Hello, can anyone point me at any kind of comparis...
# ask-community
t
Hello, can anyone point me at any kind of comparison between
Prefect-core
and
prefect-orion
? And maybe also some clarity about which of them is run when we go in the cloud path?
a
I think this FAQ item in the docs provides the best answer to your question: https://orion-docs.prefect.io/faq/#relationship-with-other-prefect-products
t
@Anna Geller thanks! so - i gather from this that once Orion is released it will also replace the flavor in the cloud itself?
a
It’s hard to give any details at this point, but Orion will eventually be compatible with our commercial platform
💯 1
t
Thanks, i’m just building a big comparison sheet for my team between different tools so I’m trying to understand better what’s going to happen 🙂 And while on the topic, despite being a general data-oriented orchestrator, would you say there’s any features in Prefect that can be particularly useful in Data-science/machine-learning, etc? (i’m trying to figure it out myself from the docs but maybe there’s some stuff i’m missing)
a
@Tom Klein Yes, there are a lot of features that make Prefect the best orchestrator for ML-use cases!

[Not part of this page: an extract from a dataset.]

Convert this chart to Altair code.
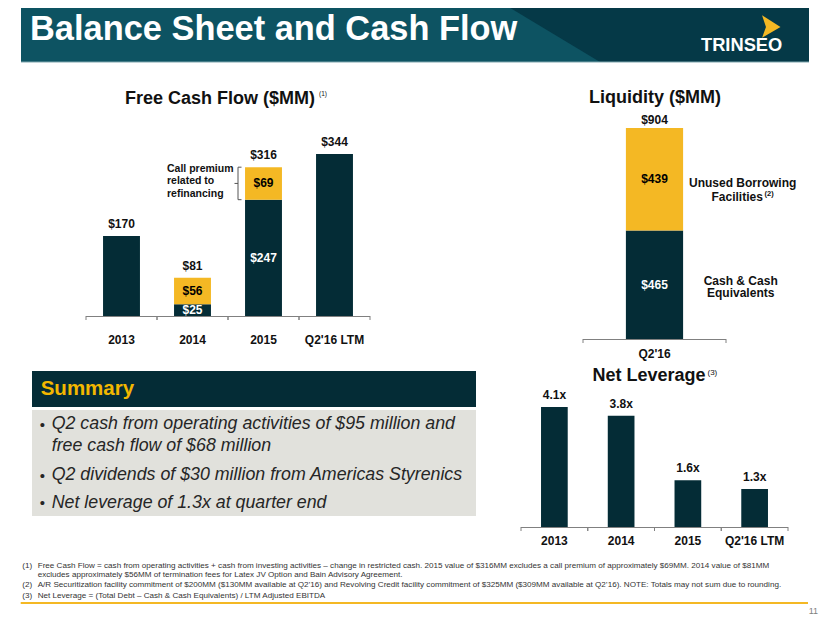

Features I find particularly relevant here: • Dynamic mapping and parametrization • The hybrid execution model that allows you to orchestrate data science workflows that process sensitive data because Prefect never receives your code or data, • In contrast to many other tools on the market, Prefect is able to pass data between tasks in a first-class way. Other tools “cheat” by, e.g., pushing this data in one task and pulling in the next one, causing weird dependency problems when something goes wrong. • Other workflow orchestrators require you to build n:n number of data connectors simply because they are not able to pass data between tasks. The impact of this is that you need a connector for everything: S3toRedshift, PostgresToRedshift, GCStoRedshift, and so on. In Prefect, you don’t need that. You can have one task that accepts data as input (passed from a task that extracts data from an arbitrary source - here, it can be S3, GCS, or Postgres) and loads it, e.g., to Redshift. This design significantly reduces boilerplate code and makes your code much more adaptable to unknown future changes (say, in the future, you may need yet another data source that needs to be loaded to Redshift). • Scheduling is decoupled from the execution so that you don’t need to have a scheduler running to execute your flow. This allows you to run, e.g., ML training jobs or data science experimentation at any time for any reason without having to schedule such flow runs. • Many tools have a limited number of states, such as Scheduled, Running, Success, Failed. Therefore, individual tasks are only allowed to report a very minimal set of information about their state. In contrast, Prefect has a rich state ecosystem that allows you to react to various conditions, e.g.: ◦ take action such as sending a notification when a task is Retrying, ◦ or store an exception of a failed task as its Result and take some action based on a specific exception. I think this talk from our CEO can be useful to watch because Prefect was built to make the orchestration compatible with Data Science use cases:

https://www.youtube.com/watch?v=TlawR_gi8-Y

🙏 1
this page can also be helpful for your comparison: https://docs.prefect.io/core/about_prefect/why-prefect.html
t
Thanks!